-- begin --

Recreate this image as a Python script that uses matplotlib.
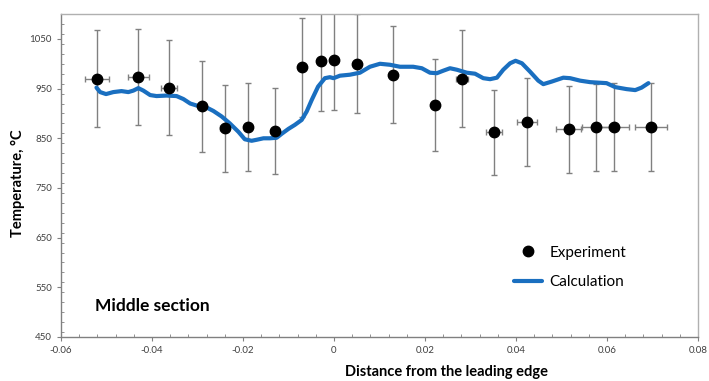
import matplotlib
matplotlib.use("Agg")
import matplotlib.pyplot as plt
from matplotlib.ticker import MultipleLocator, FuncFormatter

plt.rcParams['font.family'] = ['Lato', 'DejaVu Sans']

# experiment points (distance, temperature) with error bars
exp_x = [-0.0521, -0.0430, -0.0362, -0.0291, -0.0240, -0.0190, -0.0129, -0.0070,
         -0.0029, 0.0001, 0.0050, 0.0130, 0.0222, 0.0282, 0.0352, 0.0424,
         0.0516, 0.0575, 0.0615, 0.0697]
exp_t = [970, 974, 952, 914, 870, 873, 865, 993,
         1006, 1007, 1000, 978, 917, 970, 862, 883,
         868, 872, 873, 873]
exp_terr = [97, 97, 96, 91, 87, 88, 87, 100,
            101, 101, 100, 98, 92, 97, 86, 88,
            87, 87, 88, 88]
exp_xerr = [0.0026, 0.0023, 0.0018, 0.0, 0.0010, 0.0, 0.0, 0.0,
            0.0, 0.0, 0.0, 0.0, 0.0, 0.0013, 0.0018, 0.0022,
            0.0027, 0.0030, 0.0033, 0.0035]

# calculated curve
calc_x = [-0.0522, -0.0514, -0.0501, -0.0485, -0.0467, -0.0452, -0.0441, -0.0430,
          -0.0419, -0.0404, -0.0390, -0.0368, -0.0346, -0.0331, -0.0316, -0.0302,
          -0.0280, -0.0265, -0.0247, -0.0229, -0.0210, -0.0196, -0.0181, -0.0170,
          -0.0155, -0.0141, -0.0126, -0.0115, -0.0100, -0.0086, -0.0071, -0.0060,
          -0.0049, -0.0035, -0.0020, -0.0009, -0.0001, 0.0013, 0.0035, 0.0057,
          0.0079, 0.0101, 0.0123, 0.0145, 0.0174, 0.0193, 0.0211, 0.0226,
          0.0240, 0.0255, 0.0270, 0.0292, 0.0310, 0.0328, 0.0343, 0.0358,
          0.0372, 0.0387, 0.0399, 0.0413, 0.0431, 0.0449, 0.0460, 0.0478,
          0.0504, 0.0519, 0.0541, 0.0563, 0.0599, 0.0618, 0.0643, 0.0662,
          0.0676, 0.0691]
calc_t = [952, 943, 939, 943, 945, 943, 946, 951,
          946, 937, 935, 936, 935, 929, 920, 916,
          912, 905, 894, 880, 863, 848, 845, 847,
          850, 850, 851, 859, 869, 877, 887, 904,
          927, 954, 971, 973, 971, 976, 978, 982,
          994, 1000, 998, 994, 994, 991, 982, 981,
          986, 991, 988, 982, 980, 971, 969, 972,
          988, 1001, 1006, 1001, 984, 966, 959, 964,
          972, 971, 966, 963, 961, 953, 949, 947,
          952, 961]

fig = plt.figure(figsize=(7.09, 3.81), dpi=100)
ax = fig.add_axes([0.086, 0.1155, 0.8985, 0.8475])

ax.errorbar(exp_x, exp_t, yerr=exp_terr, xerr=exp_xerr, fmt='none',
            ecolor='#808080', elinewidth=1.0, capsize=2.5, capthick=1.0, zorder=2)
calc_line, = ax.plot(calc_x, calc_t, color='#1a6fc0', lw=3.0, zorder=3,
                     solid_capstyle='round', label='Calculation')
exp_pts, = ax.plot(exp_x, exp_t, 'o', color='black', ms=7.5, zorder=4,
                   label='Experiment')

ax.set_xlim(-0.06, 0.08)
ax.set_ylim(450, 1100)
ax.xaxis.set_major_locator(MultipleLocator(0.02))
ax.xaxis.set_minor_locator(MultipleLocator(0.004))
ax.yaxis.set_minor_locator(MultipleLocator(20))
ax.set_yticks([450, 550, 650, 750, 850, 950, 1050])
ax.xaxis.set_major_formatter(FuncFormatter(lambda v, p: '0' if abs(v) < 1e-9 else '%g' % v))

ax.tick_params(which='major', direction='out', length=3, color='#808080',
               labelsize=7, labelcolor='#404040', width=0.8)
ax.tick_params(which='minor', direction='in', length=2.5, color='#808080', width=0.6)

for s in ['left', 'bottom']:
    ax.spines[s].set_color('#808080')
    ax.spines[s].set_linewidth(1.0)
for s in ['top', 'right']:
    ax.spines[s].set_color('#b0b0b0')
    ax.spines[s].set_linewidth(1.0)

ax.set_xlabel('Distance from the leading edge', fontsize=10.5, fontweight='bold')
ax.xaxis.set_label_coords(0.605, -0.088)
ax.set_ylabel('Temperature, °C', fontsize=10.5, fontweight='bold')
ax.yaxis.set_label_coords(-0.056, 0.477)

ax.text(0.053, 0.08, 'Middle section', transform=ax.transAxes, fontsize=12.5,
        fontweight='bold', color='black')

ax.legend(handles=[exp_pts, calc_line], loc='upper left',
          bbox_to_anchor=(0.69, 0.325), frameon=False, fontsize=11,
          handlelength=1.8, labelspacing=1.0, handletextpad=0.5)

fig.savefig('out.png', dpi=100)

-- end --

SET PROBLEM: Give again, word for word, every line from the top of the data through the line with "plt.rcParams['font.family'] = ['Lato', 'DejaVu", both ends included, and exclude the pictures.

FINISHED EXERCISE:
Recreate this image as a Python script that uses matplotlib.
import matplotlib
matplotlib.use("Agg")
import matplotlib.pyplot as plt
from matplotlib.ticker import MultipleLocator, FuncFormatter

plt.rcParams['font.family'] = ['Lato', 'DejaVu Sans']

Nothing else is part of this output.